Right side of heart to work too hard = hypertrophy = right sided failure = pressure building up in venous system

Question 29

Reason for oedema (in foot)

Answer 29

Capillary in foot has hydrostatic pressure that pushes fluid out between capillary endothelial cells
Oncotic pressure draws it back in again
Due to pressure building up in venous system, hydrostatic pressure higher than normal so net loss of fluid is even greater so leaves into tissue.

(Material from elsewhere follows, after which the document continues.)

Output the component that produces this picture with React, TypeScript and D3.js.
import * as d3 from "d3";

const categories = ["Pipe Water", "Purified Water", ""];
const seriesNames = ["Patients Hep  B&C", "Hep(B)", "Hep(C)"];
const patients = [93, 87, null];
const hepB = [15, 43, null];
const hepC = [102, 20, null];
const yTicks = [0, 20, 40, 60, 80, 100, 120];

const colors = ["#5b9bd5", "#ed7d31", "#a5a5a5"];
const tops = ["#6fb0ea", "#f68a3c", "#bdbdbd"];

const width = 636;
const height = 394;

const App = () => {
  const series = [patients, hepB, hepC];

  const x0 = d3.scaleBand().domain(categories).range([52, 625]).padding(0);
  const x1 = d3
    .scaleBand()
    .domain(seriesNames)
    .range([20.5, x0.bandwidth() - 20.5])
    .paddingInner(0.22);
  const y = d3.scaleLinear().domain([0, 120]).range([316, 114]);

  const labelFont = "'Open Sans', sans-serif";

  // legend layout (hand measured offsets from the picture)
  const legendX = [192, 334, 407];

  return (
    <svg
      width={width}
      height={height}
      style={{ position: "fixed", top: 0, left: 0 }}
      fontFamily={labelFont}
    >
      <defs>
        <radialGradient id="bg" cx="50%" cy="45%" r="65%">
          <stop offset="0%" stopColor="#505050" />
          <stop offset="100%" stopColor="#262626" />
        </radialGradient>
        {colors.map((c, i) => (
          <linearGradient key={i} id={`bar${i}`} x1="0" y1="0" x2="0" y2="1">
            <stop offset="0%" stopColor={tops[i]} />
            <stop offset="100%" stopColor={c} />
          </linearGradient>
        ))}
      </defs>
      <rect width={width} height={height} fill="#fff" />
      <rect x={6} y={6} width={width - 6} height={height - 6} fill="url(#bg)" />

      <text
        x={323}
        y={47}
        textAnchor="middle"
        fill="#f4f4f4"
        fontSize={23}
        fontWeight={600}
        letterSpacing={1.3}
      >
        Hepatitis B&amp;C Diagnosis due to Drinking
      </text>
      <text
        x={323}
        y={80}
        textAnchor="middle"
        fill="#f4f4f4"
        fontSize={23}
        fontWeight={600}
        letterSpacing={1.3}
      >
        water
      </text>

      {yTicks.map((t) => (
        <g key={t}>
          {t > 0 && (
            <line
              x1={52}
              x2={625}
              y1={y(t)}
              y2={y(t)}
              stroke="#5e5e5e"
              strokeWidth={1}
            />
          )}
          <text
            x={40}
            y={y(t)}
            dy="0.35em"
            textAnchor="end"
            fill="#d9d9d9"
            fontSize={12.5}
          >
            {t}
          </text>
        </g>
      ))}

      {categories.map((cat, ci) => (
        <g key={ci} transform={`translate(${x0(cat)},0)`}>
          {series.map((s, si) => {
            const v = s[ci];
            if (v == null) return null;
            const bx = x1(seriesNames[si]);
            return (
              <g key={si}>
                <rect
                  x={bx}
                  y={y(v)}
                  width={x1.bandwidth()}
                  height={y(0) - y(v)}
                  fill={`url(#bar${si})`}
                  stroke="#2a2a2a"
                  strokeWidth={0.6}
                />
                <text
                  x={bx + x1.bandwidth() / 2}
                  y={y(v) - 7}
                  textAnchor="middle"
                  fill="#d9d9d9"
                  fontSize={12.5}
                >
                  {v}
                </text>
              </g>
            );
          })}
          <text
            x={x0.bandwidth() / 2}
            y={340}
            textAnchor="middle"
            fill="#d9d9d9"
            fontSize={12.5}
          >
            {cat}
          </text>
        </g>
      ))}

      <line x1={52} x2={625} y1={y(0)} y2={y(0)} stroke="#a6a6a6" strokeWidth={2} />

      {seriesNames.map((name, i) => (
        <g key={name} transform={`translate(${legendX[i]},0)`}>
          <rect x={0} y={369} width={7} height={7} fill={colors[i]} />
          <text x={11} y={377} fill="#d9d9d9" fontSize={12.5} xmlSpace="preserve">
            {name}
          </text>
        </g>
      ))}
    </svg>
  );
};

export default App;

Lymphatic capillaries cannot remove all of the fluid so causes oedema.

Question 30

ABG interpretation

Answer 30

1. pH
2. Disturbance - metabolic (HCO3J or respiratory (CO2)
3. Anion gap? High = lactic acidosis, ketoacidosis, toxins and renal failure. Normal = diarrhoea and renal tubular acidosis
4. Compensation

Question 31

Respiratory compensation

Answer 31

Begins in first hour

Question 32

Metabolic compensation

Answer 32

Takes several days so evident in chronic respiratory conditions

Question 33

Why does fluid leave capillaries into tissues and lymphatics?

Answer 33

Due to hydrostatic pressure (driven) being greater than oncotic pressure - pushes fluid through endothelial gaps

Question 34

What pulls fluid back into capillaries?

Answer 34

Oncotic pressure from proteins in blood

Question 35

Compare hydrostatic pressure and oncotic pressure from start to end of capillary

Answer 35

Hydrostatic pressure is dominant at start of capillary so more fluid goes out of the start, but hydrostatic pressure falls at end of capillary so oncotic pressure is dominant and draws fluid back in. Very small net loss to lymphatic system.

Question 36

High anion gap

Answer 36

High = lactic acidosis, ketoacidosis, toxins and renal failure.